On Thu, 2007-06-07 12:06:58 -0400, Mike Frysinger <address@hidden> wrote:
> On Thursday 07 June 2007, Jan-Benedict Glaw wrote:
> > On Wed, 2007-06-06 22:44:17 +0100, James Youngman <address@hidden> wrote:
> > > If I read a stream of data (from a file, a network socket, etc.) which
> > > is supposed to contain valid floating-point data, it is reasonable for
> > > a program to print it.  Especially so if the printing I am doing is a
> >
> > Data you didn't compute yourself isn't supposed to contain anything
> > known.
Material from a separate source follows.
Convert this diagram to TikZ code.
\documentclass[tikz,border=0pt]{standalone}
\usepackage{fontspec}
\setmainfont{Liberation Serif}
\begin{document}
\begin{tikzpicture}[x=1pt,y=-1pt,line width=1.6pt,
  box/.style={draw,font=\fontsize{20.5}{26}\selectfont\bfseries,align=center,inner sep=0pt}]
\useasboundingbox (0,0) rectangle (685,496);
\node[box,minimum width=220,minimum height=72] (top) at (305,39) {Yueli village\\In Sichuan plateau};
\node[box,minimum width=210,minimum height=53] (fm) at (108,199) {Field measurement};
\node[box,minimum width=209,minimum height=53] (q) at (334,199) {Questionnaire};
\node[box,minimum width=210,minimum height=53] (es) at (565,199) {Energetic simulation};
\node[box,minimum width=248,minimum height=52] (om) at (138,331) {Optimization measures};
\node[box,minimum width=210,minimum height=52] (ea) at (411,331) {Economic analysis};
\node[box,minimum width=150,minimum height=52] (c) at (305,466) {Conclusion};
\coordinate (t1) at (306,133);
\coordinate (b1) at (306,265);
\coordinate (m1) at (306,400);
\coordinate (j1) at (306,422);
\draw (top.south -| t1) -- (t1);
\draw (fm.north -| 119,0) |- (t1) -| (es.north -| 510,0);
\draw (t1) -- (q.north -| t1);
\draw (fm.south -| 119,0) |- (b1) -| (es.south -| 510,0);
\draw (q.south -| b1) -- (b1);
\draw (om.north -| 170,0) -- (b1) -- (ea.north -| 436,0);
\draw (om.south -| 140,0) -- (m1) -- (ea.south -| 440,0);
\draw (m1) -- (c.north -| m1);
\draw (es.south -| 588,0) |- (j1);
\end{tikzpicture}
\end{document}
Each and every bit may contain something you didn't expect,
> > that's why you have to do input checking.
> yes, but the question is where do the robustness checks live ... every single 
> application out there or glibc ?  consider a game transmitting/receiving 
> floating point data over the network and logging the results ... should the 
> game assume that the library isnt going to crash when feeding values into 
> printf() or need it check every value itself ?

There's a difference in

        void send_float (float foo, int fd) {
                write (fd, &foo, sizeof (float));


        void send_float (float foo, int fd) {
                char buf[100];
                snprintf (buf, sizeof (buf), "%f", foo);
                write (fd, buf, strlen (buf));

The second variant surely burns more CPU cycles, even on both sides,
but it'll easily work even for different architectures. (I just think
about VAX where the CPU FP support is made up of four non-IEEE float

So yes, I'd expect every application getting traffic from a
non-controlled source to check its input.  The CPU shouldn't produce
values like these, ever, and printf() should be capable of printing
anything that the CPU generates natively.